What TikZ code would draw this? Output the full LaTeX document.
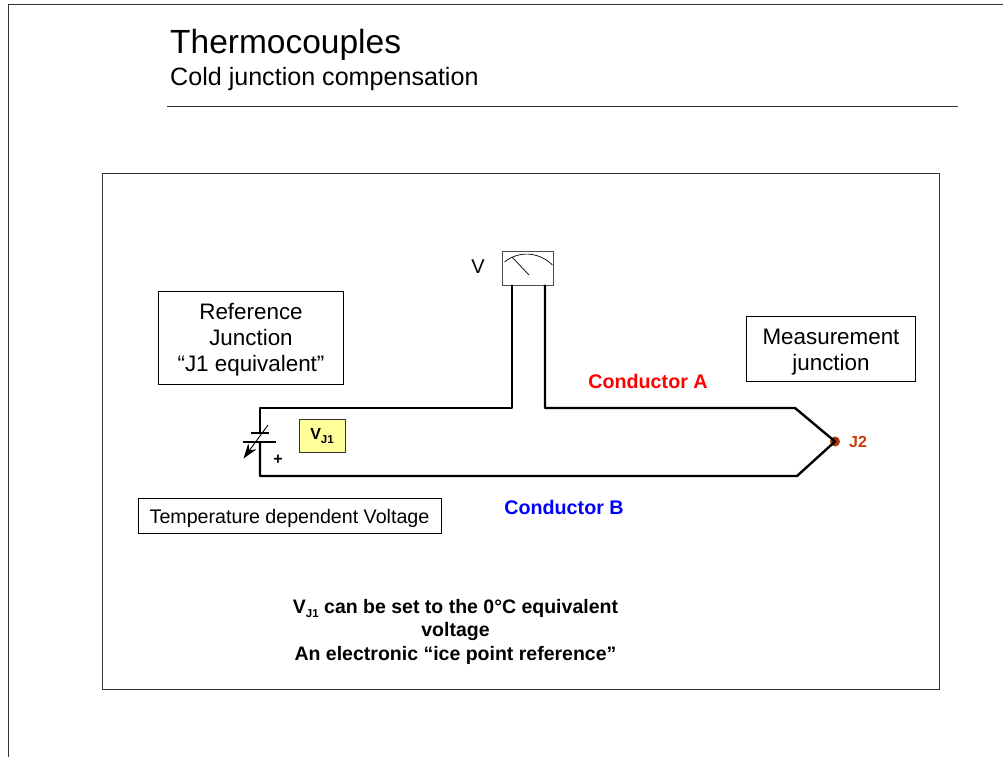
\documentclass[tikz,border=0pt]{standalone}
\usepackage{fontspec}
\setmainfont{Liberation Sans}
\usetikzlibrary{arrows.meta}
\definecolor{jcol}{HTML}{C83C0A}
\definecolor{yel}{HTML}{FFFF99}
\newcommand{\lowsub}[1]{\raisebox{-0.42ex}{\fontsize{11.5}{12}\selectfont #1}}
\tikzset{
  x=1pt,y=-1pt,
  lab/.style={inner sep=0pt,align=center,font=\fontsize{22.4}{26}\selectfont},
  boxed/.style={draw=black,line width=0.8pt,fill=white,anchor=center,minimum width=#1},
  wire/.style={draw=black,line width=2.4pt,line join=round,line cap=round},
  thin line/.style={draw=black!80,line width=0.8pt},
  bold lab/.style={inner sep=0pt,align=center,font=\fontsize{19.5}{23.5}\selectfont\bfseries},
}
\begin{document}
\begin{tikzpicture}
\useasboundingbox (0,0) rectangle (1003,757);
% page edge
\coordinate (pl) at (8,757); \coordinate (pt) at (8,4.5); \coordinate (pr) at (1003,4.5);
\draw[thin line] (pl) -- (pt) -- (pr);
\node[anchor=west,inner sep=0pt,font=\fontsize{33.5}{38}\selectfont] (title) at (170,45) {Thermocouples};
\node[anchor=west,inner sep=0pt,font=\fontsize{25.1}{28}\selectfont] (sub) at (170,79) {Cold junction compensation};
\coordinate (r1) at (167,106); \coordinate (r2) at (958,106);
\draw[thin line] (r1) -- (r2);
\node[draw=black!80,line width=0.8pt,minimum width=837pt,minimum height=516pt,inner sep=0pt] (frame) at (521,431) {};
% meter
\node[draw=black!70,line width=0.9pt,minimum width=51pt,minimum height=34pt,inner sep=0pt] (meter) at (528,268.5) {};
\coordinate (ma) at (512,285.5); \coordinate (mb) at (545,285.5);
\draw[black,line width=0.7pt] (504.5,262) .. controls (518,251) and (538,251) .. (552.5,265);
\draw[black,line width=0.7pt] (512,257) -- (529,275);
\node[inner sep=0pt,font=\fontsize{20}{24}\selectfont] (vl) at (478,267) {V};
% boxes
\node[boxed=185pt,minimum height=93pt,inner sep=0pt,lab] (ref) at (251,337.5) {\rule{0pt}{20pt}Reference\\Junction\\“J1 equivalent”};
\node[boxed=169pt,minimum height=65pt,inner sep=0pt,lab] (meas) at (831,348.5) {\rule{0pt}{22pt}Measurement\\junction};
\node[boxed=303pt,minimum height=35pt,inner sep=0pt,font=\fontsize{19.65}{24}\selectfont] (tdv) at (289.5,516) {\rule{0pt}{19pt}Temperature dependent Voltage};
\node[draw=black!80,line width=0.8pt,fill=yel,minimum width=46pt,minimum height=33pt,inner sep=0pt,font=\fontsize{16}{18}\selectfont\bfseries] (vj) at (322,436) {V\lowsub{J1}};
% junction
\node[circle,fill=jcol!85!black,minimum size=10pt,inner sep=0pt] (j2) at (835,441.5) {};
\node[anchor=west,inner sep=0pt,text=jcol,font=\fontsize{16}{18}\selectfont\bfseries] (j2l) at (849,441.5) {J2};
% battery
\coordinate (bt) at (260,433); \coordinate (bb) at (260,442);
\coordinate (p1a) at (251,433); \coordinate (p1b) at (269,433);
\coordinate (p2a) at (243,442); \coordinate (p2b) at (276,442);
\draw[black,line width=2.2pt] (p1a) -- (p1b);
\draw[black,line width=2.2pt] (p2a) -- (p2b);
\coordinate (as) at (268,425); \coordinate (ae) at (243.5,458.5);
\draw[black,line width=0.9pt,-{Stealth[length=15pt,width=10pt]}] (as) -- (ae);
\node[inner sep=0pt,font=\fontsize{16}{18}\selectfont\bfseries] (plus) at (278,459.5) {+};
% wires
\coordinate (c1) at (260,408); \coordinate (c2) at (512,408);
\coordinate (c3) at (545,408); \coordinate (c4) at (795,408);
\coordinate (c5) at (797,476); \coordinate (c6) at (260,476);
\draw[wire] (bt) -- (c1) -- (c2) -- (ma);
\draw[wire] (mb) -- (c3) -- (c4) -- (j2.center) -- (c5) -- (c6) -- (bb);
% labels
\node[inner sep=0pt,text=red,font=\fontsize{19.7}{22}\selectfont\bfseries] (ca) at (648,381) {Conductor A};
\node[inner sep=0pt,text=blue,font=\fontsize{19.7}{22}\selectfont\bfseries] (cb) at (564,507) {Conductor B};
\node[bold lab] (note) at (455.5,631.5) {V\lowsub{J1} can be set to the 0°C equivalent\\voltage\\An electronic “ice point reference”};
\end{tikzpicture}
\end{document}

__________

#### Written exercise
Take the data above and repeat it exactly, leaving each picture out.

#### Output below
What TikZ code would draw this? Output the full LaTeX document.
\documentclass[tikz,border=0pt]{standalone}
\usepackage{fontspec}
\setmainfont{Liberation Sans}
\usetikzlibrary{arrows.meta}
\definecolor{jcol}{HTML}{C83C0A}
\definecolor{yel}{HTML}{FFFF99}
\newcommand{\lowsub}[1]{\raisebox{-0.42ex}{\fontsize{11.5}{12}\selectfont #1}}
\tikzset{
  x=1pt,y=-1pt,
  lab/.style={inner sep=0pt,align=center,font=\fontsize{22.4}{26}\selectfont},
  boxed/.style={draw=black,line width=0.8pt,fill=white,anchor=center,minimum width=#1},
  wire/.style={draw=black,line width=2.4pt,line join=round,line cap=round},
  thin line/.style={draw=black!80,line width=0.8pt},
  bold lab/.style={inner sep=0pt,align=center,font=\fontsize{19.5}{23.5}\selectfont\bfseries},
}
\begin{document}
\begin{tikzpicture}
\useasboundingbox (0,0) rectangle (1003,757);
% page edge
\coordinate (pl) at (8,757); \coordinate (pt) at (8,4.5); \coordinate (pr) at (1003,4.5);
\draw[thin line] (pl) -- (pt) -- (pr);
\node[anchor=west,inner sep=0pt,font=\fontsize{33.5}{38}\selectfont] (title) at (170,45) {Thermocouples};
\node[anchor=west,inner sep=0pt,font=\fontsize{25.1}{28}\selectfont] (sub) at (170,79) {Cold junction compensation};
\coordinate (r1) at (167,106); \coordinate (r2) at (958,106);
\draw[thin line] (r1) -- (r2);
\node[draw=black!80,line width=0.8pt,minimum width=837pt,minimum height=516pt,inner sep=0pt] (frame) at (521,431) {};
% meter
\node[draw=black!70,line width=0.9pt,minimum width=51pt,minimum height=34pt,inner sep=0pt] (meter) at (528,268.5) {};
\coordinate (ma) at (512,285.5); \coordinate (mb) at (545,285.5);
\draw[black,line width=0.7pt] (504.5,262) .. controls (518,251) and (538,251) .. (552.5,265);
\draw[black,line width=0.7pt] (512,257) -- (529,275);
\node[inner sep=0pt,font=\fontsize{20}{24}\selectfont] (vl) at (478,267) {V};
% boxes
\node[boxed=185pt,minimum height=93pt,inner sep=0pt,lab] (ref) at (251,337.5) {\rule{0pt}{20pt}Reference\\Junction\\“J1 equivalent”};
\node[boxed=169pt,minimum height=65pt,inner sep=0pt,lab] (meas) at (831,348.5) {\rule{0pt}{22pt}Measurement\\junction};
\node[boxed=303pt,minimum height=35pt,inner sep=0pt,font=\fontsize{19.65}{24}\selectfont] (tdv) at (289.5,516) {\rule{0pt}{19pt}Temperature dependent Voltage};
\node[draw=black!80,line width=0.8pt,fill=yel,minimum width=46pt,minimum height=33pt,inner sep=0pt,font=\fontsize{16}{18}\selectfont\bfseries] (vj) at (322,436) {V\lowsub{J1}};
% junction
\node[circle,fill=jcol!85!black,minimum size=10pt,inner sep=0pt] (j2) at (835,441.5) {};
\node[anchor=west,inner sep=0pt,text=jcol,font=\fontsize{16}{18}\selectfont\bfseries] (j2l) at (849,441.5) {J2};
% battery
\coordinate (bt) at (260,433); \coordinate (bb) at (260,442);
\coordinate (p1a) at (251,433); \coordinate (p1b) at (269,433);
\coordinate (p2a) at (243,442); \coordinate (p2b) at (276,442);
\draw[black,line width=2.2pt] (p1a) -- (p1b);
\draw[black,line width=2.2pt] (p2a) -- (p2b);
\coordinate (as) at (268,425); \coordinate (ae) at (243.5,458.5);
\draw[black,line width=0.9pt,-{Stealth[length=15pt,width=10pt]}] (as) -- (ae);
\node[inner sep=0pt,font=\fontsize{16}{18}\selectfont\bfseries] (plus) at (278,459.5) {+};
% wires
\coordinate (c1) at (260,408); \coordinate (c2) at (512,408);
\coordinate (c3) at (545,408); \coordinate (c4) at (795,408);
\coordinate (c5) at (797,476); \coordinate (c6) at (260,476);
\draw[wire] (bt) -- (c1) -- (c2) -- (ma);
\draw[wire] (mb) -- (c3) -- (c4) -- (j2.center) -- (c5) -- (c6) -- (bb);
% labels
\node[inner sep=0pt,text=red,font=\fontsize{19.7}{22}\selectfont\bfseries] (ca) at (648,381) {Conductor A};
\node[inner sep=0pt,text=blue,font=\fontsize{19.7}{22}\selectfont\bfseries] (cb) at (564,507) {Conductor B};
\node[bold lab] (note) at (455.5,631.5) {V\lowsub{J1} can be set to the 0°C equivalent\\voltage\\An electronic “ice point reference”};
\end{tikzpicture}
\end{document}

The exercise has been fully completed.